Work to do
Write out, word for word, every line from the first one through the line that holds "0.628, 0.62, 0.607];", and nothing else; skip the pictures.

==== Supplied information ====

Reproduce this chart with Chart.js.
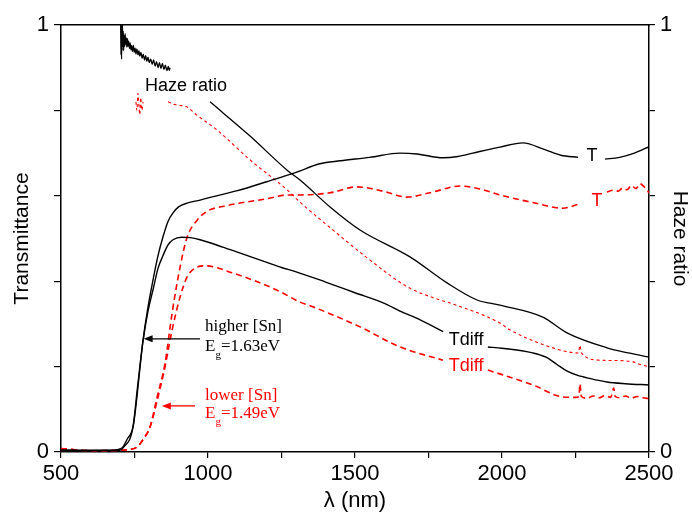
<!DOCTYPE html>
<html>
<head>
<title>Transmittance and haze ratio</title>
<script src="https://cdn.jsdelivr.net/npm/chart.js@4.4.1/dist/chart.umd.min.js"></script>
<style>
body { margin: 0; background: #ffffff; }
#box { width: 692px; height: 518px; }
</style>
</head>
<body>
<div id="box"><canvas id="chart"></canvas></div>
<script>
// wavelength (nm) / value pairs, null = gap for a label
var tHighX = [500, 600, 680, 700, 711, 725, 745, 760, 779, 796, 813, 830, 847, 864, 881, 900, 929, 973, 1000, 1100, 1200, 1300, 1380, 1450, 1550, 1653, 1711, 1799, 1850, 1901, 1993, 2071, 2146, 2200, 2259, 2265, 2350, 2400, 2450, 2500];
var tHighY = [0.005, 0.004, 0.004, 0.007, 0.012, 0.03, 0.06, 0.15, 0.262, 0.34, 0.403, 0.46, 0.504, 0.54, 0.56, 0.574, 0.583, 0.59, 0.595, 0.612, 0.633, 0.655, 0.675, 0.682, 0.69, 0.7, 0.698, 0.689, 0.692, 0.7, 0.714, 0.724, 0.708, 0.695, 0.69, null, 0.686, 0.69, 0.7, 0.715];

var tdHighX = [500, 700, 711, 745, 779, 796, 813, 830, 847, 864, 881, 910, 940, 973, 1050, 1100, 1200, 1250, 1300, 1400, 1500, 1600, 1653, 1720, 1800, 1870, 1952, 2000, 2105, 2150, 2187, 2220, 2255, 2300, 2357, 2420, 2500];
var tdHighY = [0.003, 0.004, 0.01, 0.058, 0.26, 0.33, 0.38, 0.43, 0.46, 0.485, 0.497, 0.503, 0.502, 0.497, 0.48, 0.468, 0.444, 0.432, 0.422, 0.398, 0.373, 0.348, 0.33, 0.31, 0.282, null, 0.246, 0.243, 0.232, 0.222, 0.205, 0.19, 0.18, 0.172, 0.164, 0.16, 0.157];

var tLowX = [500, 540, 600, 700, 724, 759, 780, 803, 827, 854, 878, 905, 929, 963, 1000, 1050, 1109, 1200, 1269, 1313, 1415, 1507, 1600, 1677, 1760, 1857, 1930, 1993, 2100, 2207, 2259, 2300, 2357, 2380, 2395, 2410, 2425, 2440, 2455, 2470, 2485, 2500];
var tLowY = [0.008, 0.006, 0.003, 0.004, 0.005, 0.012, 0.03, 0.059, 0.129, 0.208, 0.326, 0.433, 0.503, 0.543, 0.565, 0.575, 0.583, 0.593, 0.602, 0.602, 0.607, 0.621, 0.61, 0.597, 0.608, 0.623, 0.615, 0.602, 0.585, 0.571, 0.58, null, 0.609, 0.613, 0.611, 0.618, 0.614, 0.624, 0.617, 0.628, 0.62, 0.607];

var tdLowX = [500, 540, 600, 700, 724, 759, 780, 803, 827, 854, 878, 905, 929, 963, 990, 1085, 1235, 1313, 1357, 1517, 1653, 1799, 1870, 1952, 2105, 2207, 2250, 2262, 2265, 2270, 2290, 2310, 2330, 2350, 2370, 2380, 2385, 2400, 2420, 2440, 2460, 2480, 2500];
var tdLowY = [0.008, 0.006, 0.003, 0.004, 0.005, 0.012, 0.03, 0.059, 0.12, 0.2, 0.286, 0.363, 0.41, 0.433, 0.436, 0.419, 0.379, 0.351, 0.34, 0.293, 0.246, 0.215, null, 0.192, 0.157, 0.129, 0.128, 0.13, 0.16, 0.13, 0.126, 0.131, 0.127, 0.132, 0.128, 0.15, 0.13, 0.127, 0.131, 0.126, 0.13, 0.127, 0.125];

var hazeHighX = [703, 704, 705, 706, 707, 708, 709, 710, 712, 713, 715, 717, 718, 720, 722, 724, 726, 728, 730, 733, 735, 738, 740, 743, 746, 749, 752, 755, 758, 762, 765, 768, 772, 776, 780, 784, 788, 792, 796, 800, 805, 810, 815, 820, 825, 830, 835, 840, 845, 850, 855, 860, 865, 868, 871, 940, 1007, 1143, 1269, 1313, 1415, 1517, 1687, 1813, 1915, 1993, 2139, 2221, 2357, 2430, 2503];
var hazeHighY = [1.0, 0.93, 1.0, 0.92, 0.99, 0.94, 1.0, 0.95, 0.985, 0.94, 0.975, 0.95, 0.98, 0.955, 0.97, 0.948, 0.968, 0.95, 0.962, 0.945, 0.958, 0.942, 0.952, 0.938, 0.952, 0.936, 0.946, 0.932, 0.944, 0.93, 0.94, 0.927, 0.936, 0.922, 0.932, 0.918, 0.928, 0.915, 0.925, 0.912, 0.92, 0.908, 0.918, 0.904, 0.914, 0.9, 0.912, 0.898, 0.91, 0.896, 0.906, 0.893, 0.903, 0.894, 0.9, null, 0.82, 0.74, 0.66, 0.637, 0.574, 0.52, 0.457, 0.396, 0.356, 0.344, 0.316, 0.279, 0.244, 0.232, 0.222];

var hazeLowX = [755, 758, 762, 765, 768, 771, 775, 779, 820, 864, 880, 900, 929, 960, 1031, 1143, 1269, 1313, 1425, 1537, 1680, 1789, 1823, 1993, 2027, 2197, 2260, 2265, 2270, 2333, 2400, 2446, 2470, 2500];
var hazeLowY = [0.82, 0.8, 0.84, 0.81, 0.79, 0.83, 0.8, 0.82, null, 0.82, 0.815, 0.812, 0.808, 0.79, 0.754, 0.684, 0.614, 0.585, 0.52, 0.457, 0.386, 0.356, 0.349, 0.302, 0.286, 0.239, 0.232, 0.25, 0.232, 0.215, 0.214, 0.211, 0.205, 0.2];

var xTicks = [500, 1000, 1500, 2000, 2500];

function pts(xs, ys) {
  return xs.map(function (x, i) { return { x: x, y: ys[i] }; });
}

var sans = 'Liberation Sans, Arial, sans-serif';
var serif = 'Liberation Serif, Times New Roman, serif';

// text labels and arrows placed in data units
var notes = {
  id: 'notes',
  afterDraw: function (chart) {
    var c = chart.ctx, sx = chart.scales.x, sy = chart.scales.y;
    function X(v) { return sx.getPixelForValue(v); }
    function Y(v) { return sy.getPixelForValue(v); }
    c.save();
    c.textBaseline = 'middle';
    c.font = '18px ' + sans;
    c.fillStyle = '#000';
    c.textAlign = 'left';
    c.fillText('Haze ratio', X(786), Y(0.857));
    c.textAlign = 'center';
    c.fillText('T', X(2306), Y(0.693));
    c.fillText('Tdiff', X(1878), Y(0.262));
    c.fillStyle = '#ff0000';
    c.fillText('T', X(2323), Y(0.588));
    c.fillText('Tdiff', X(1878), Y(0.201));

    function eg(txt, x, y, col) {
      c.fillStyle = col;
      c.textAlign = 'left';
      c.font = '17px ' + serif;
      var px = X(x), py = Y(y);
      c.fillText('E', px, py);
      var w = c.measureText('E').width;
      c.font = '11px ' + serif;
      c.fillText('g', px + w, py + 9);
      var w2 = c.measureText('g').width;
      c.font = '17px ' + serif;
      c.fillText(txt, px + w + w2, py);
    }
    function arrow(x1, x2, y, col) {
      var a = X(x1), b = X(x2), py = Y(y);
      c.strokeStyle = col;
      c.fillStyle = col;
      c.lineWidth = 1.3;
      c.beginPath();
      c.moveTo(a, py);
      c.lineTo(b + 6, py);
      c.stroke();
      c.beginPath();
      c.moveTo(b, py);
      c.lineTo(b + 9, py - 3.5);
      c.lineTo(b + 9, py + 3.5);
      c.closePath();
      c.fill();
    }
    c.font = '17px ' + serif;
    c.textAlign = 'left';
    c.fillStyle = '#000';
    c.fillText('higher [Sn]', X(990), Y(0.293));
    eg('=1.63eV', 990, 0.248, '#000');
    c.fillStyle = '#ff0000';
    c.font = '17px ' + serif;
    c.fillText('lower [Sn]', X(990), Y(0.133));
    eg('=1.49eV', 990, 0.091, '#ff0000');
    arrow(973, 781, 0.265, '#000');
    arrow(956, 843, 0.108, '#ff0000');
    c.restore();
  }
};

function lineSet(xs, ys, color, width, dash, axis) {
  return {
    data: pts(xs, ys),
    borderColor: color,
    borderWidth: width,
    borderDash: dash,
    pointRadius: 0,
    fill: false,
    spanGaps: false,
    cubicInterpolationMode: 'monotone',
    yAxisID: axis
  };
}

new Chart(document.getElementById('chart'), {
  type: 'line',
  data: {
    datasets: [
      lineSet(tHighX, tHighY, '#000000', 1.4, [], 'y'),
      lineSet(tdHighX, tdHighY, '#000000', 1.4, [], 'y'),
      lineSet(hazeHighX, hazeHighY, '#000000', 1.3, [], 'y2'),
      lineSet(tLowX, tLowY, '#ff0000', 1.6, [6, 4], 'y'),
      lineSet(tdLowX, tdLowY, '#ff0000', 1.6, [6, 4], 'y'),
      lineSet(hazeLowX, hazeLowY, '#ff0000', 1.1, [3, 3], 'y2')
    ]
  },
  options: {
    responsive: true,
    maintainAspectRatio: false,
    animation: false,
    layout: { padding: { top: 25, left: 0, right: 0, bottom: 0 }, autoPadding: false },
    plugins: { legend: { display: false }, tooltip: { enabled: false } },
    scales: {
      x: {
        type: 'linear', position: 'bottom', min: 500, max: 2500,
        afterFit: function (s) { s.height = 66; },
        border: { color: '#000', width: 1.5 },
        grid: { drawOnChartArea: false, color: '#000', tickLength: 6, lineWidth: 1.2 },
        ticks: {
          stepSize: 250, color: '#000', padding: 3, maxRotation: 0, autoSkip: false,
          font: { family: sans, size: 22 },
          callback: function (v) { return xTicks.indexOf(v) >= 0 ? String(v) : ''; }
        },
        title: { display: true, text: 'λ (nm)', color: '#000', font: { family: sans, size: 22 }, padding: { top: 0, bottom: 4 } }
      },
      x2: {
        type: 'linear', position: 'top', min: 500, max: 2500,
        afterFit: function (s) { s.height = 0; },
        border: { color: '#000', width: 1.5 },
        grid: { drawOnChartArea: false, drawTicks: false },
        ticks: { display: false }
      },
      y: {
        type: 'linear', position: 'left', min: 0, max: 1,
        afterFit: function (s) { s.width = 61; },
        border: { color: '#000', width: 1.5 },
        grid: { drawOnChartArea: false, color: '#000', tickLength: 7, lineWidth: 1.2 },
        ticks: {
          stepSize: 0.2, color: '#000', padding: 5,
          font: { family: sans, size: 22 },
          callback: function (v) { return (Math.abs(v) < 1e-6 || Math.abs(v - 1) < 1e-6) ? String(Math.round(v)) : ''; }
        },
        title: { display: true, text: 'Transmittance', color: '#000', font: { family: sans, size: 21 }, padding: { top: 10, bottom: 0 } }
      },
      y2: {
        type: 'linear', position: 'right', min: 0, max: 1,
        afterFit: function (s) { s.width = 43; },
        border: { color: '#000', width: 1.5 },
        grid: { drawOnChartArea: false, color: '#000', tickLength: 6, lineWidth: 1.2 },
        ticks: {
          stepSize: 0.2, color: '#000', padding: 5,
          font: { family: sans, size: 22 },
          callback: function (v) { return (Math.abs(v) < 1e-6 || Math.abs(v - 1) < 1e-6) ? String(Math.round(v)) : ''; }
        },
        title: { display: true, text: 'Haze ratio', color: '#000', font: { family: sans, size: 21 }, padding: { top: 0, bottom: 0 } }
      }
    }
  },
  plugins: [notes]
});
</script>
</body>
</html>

====

Worked answer
Reproduce this chart with Chart.js.
<!DOCTYPE html>
<html>
<head>
<title>Transmittance and haze ratio</title>
<script src="https://cdn.jsdelivr.net/npm/chart.js@4.4.1/dist/chart.umd.min.js"></script>
<style>
body { margin: 0; background: #ffffff; }
#box { width: 692px; height: 518px; }
</style>
</head>
<body>
<div id="box"><canvas id="chart"></canvas></div>
<script>
// wavelength (nm) / value pairs, null = gap for a label
var tHighX = [500, 600, 680, 700, 711, 725, 745, 760, 779, 796, 813, 830, 847, 864, 881, 900, 929, 973, 1000, 1100, 1200, 1300, 1380, 1450, 1550, 1653, 1711, 1799, 1850, 1901, 1993, 2071, 2146, 2200, 2259, 2265, 2350, 2400, 2450, 2500];
var tHighY = [0.005, 0.004, 0.004, 0.007, 0.012, 0.03, 0.06, 0.15, 0.262, 0.34, 0.403, 0.46, 0.504, 0.54, 0.56, 0.574, 0.583, 0.59, 0.595, 0.612, 0.633, 0.655, 0.675, 0.682, 0.69, 0.7, 0.698, 0.689, 0.692, 0.7, 0.714, 0.724, 0.708, 0.695, 0.69, null, 0.686, 0.69, 0.7, 0.715];

var tdHighX = [500, 700, 711, 745, 779, 796, 813, 830, 847, 864, 881, 910, 940, 973, 1050, 1100, 1200, 1250, 1300, 1400, 1500, 1600, 1653, 1720, 1800, 1870, 1952, 2000, 2105, 2150, 2187, 2220, 2255, 2300, 2357, 2420, 2500];
var tdHighY = [0.003, 0.004, 0.01, 0.058, 0.26, 0.33, 0.38, 0.43, 0.46, 0.485, 0.497, 0.503, 0.502, 0.497, 0.48, 0.468, 0.444, 0.432, 0.422, 0.398, 0.373, 0.348, 0.33, 0.31, 0.282, null, 0.246, 0.243, 0.232, 0.222, 0.205, 0.19, 0.18, 0.172, 0.164, 0.16, 0.157];

var tLowX = [500, 540, 600, 700, 724, 759, 780, 803, 827, 854, 878, 905, 929, 963, 1000, 1050, 1109, 1200, 1269, 1313, 1415, 1507, 1600, 1677, 1760, 1857, 1930, 1993, 2100, 2207, 2259, 2300, 2357, 2380, 2395, 2410, 2425, 2440, 2455, 2470, 2485, 2500];
var tLowY = [0.008, 0.006, 0.003, 0.004, 0.005, 0.012, 0.03, 0.059, 0.129, 0.208, 0.326, 0.433, 0.503, 0.543, 0.565, 0.575, 0.583, 0.593, 0.602, 0.602, 0.607, 0.621, 0.61, 0.597, 0.608, 0.623, 0.615, 0.602, 0.585, 0.571, 0.58, null, 0.609, 0.613, 0.611, 0.618, 0.614, 0.624, 0.617, 0.628, 0.62, 0.607];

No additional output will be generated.